Creating devices that harness physics in ways unlike those used in commercial transistors, Penn engineers have nearly halved the amount of voltage needed for switching.
The new logic device design is the subject of a recently published study in Nature Electronics that was co-led by Deep Jariwala, Assistant Professor in the Department of Electrical and Systems Engineering (ESE), and Jinshui Miao, former postdoctoral researcher in ESE and current professor at the Shanghai Institute of Technical Physics, along with Chloe Leblanc and Xiwen Liu, Ph.D. students in ESE. The team worked in collaboration with researchers from the National Institute of Standards and Technology, the Chinese Academy of Sciences, Theiss Research and the Air Force Research Laboratory.
“Computing devices today contain so many transistors—tens of billions—that even a small reduction in energy usage would make a big difference,” says Jariwala. “Our results with this design represent a big reduction, which means the impact on overall energy efficiency will be huge. It undercuts current theoretical minimums by an astonishing amount.”
The device, called a TFET (pronounced tee-fet), relies on a physical property known as tunneling. Particles tunnel when they move through energy barriers rather than over them.
“Imagine an electron moving through a FET like a ball that needs to roll up a hill in order to get to the other side,” says Leblanc. “In a TFET, the ball doesn’t need to roll up the hill—it gets a little push and manages to tunnel through it instead. What’s exciting about this study is that we can confirm through multiple device demonstrations and simulations that this physics, the electron tunneling, is definitely the reason our transistor is so effective at low power.”
Tunneling requires much lower voltages than the thermal injection used in state-of-the-art FETs.
Scientists have been experimenting with tunneling FET technology for decades but have been hindered by insurmountable trade-offs in power and performance. Until now, TFETs were able to either operate below the theoretical voltage minimum (60mV/decade, a metric known as the Boltzmann limit) or with sufficient current density at the drain terminal to drive applications at the circuit and system levels. The Penn Engineering research team’s design does both.
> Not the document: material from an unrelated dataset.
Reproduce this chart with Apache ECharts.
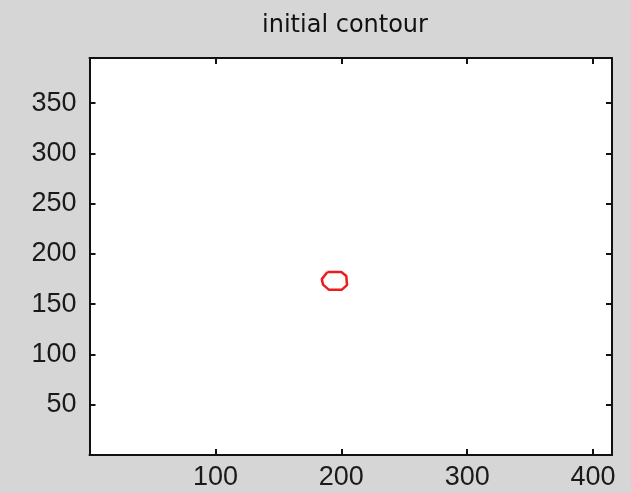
<!DOCTYPE html>
<html>
<head>
<meta charset="utf-8">
<script src="https://cdn.jsdelivr.net/npm/echarts@6/dist/echarts.min.js"></script>
<style>
html,body{margin:0;padding:0;background:#d6d6d6;}
#c{width:631px;height:493px;}
</style>
</head>
<body>
<div id="c"></div>
<script>
var titleText = 'initial contour';
var xTicks = [100, 200, 300, 400];
var yTicks = [50, 100, 150, 200, 250, 300, 350];
var contourX = [189, 200, 204, 204.5, 200.5, 190, 185.5, 184.5, 189];
var contourY = [182, 182, 178, 169, 164.5, 164.5, 169.5, 175, 182];

var contourData = contourX.map(function (x, i) { return [x, contourY[i]]; });

var chart = echarts.init(document.getElementById('c'), null, {renderer: 'canvas'});
var lineStyle = {color: '#111', width: 2};
function fmt(list) {
  return function (v) { return list.indexOf(v) >= 0 ? String(v) : ''; };
}
var labelStyle = {fontFamily: 'Liberation Sans', fontSize: 27, color: '#1a1a1a'};
chart.setOption({
  backgroundColor: '#d6d6d6',
  animation: false,
  title: {
    text: titleText,
    left: 340, top: 9, textAlign: 'center',
    textStyle: {fontFamily: 'DejaVu Sans', fontSize: 24, fontWeight: 'normal', color: '#111'}
  },
  grid: {left: 89.5, right: 19, top: 58, bottom: 38, show: true, backgroundColor: '#fff', borderWidth: 0},
  xAxis: [{
    type: 'value', min: 0, max: 415, interval: 100, position: 'bottom',
    axisLine: {show: true, onZero: false, lineStyle: lineStyle},
    axisTick: {show: true, inside: true, length: 6, lineStyle: lineStyle},
    axisLabel: Object.assign({margin: 9, formatter: fmt(xTicks)}, labelStyle),
    splitLine: {show: false}
  }, {
    type: 'value', min: 0, max: 415, interval: 100, position: 'top',
    axisLine: {show: true, onZero: false, lineStyle: lineStyle},
    axisTick: {show: true, inside: true, length: 6, lineStyle: lineStyle},
    axisLabel: {show: false},
    splitLine: {show: false}
  }],
  yAxis: [{
    type: 'value', min: 0, max: 395, interval: 50, position: 'left',
    axisLine: {show: true, onZero: false, lineStyle: lineStyle},
    axisTick: {show: true, inside: true, length: 6, lineStyle: lineStyle},
    axisLabel: Object.assign({margin: 13, formatter: fmt(yTicks)}, labelStyle),
    splitLine: {show: false}
  }, {
    type: 'value', min: 0, max: 395, interval: 50, position: 'right',
    axisLine: {show: true, onZero: false, lineStyle: lineStyle},
    axisTick: {show: true, inside: true, length: 6, lineStyle: lineStyle},
    axisLabel: {show: false},
    splitLine: {show: false}
  }],
  series: [{
    type: 'line',
    xAxisIndex: 0, yAxisIndex: 0,
    data: contourData,
    showSymbol: false,
    smooth: false,
    lineStyle: {color: '#ee1c1c', width: 2.5},
    silent: true
  }]
});
</script>
</body>
</html>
“By finally overcoming that trade-off, we have cleared a path for the future integration of TFETs into high-performance, low-power microelectronics,” says Jariwala. “Central to our solution is an experimental new semiconductor called indium selenide (InSe), which is clean enough in terms of crystal quality and achieves high-drive current density. Now that we have a structure that allows for both high current density and low voltage, we can start to build a strong case for substituting a standard FET with a TFET.”
The experiments point to a promising future for TFETs beyond their energy efficiency.
“With future development, these devices have the potential to surpass further FET limitations in size and switching speed,” says Miao. “Our TFET design can likely be miniaturized to degrees that a standard FET cannot and accomplish even faster switching. It’s a very promising solution not only for energy usage, but also other versatile device applications requiring complex computational tasks.”